TokenOptimizer
When to Use
- You have a coding task and want to send it to an LLM API with less context (fewer tokens, lower cost).
- You want automatic fallback from a cheap provider to a more capable one when credits run out.
- You want local LLM preprocessing to score relevance and compress context before it hits a paid API.
- You need to stay within a token budget while keeping the most important context.
Quick Start
# Optimize a prompt with default strategies
token_optimizer optimize --input "Fix the bug in auth" --context src/auth.rs
# Analyze cache potential for Anthropic
token_optimizer cache-optimize --task "Add feature" --context types.rs --static-indices "0"
# Launch interactive shell (auto-selects provider)

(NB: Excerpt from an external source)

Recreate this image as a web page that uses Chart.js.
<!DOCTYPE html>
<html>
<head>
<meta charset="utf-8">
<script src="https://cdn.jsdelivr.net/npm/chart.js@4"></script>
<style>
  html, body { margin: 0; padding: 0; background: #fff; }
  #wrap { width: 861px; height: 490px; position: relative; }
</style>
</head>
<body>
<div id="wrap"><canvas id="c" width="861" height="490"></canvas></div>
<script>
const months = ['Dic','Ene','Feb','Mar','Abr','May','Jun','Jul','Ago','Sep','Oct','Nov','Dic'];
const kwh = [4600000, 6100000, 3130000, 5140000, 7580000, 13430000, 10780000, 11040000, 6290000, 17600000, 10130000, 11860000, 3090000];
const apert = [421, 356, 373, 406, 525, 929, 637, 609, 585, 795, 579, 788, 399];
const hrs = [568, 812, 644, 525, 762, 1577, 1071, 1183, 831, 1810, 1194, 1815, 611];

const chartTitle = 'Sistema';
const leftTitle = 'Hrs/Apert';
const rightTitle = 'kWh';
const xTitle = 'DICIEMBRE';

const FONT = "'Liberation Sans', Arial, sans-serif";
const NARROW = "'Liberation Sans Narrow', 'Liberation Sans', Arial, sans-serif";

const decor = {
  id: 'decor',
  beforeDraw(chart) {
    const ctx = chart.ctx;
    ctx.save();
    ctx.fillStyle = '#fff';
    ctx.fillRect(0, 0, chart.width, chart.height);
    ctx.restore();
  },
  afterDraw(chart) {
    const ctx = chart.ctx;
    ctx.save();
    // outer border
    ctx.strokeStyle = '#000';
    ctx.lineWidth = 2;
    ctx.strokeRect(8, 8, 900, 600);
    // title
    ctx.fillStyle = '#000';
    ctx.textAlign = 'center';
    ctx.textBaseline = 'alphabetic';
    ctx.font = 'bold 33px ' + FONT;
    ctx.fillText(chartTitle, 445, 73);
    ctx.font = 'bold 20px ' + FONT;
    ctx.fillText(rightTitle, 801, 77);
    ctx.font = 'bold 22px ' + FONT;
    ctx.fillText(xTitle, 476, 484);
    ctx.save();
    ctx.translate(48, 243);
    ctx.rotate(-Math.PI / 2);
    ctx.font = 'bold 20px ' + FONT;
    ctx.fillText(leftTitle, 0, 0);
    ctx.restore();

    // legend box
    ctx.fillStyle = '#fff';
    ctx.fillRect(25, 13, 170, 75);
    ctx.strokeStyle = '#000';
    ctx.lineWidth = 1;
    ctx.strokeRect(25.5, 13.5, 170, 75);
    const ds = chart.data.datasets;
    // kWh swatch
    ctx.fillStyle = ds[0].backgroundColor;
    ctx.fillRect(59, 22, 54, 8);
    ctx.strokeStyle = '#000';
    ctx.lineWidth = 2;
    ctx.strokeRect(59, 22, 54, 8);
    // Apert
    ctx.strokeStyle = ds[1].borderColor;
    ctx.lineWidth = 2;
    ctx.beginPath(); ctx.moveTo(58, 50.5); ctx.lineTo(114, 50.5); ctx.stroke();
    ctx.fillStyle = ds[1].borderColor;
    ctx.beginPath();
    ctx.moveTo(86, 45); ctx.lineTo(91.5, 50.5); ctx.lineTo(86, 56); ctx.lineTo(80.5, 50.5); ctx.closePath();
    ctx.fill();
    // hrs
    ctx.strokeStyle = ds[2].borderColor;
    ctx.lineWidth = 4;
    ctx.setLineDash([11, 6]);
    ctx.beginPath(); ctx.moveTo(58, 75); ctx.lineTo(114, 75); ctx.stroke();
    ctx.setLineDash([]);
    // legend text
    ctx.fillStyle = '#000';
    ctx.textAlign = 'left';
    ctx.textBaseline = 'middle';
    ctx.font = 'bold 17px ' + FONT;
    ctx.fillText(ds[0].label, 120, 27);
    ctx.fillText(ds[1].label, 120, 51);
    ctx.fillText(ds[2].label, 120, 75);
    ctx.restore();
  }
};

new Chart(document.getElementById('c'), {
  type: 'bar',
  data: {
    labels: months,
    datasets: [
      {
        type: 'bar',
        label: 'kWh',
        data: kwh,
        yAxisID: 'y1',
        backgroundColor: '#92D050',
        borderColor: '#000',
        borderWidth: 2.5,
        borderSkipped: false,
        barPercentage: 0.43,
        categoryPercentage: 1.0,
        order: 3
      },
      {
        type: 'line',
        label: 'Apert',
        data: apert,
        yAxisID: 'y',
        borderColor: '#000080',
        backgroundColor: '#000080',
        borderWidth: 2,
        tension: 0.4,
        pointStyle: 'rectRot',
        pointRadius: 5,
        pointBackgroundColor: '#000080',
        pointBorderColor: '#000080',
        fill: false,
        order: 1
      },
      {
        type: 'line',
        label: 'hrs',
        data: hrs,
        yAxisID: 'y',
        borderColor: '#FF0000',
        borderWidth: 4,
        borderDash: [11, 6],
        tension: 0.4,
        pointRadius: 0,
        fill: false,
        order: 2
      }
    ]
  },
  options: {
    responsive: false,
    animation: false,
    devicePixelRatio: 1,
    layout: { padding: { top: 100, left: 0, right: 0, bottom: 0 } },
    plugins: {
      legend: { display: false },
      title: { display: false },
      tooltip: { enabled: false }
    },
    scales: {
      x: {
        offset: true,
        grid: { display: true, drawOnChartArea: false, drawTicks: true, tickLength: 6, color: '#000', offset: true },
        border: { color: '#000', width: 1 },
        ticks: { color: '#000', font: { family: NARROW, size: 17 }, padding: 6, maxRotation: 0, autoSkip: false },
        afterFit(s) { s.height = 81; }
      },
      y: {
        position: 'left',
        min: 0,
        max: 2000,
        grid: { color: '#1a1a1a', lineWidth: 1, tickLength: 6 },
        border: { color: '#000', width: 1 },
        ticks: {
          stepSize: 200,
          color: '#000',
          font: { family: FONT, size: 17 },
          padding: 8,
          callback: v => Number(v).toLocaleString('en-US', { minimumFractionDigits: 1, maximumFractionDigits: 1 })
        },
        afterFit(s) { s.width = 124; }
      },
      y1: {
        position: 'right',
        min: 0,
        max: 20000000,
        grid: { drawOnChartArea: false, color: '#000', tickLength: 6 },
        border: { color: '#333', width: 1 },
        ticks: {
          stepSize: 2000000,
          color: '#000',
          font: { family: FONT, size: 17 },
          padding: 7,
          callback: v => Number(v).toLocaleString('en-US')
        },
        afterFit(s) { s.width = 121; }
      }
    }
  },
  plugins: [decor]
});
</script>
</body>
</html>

token_optimizer interactive
# Show current config
token_optimizer config show primary
Capabilities
| Capability | Description |
|---|
| StripWhitespace | Remove redundant whitespace, preserving code blocks |
| RemoveComments | Strip //, /* */, # comments from code |
| TruncateContext | Boundary-aware truncation using tiktoken token counts and priority-based boundary detection (code structure > paragraph > sentence > line > word) |
| Abbreviate | Shorten common programming terms in task text |
| LlmCompress | Compress context via local Ollama LLM |
| RelevanceFilter | Hybrid keyword + LLM relevance scoring; works without local LLM via keyword-only mode |
| ExtractSignatures | Keep only function/class/struct signatures |
| Deduplicate | Remove exact, whitespace-normalized, and near-duplicate context items |
| CachePrompting | Anthropic-compatible cache breakpoints for static content |
| Provider Fallback | Automatic primary -> fallback -> local provider pipeline |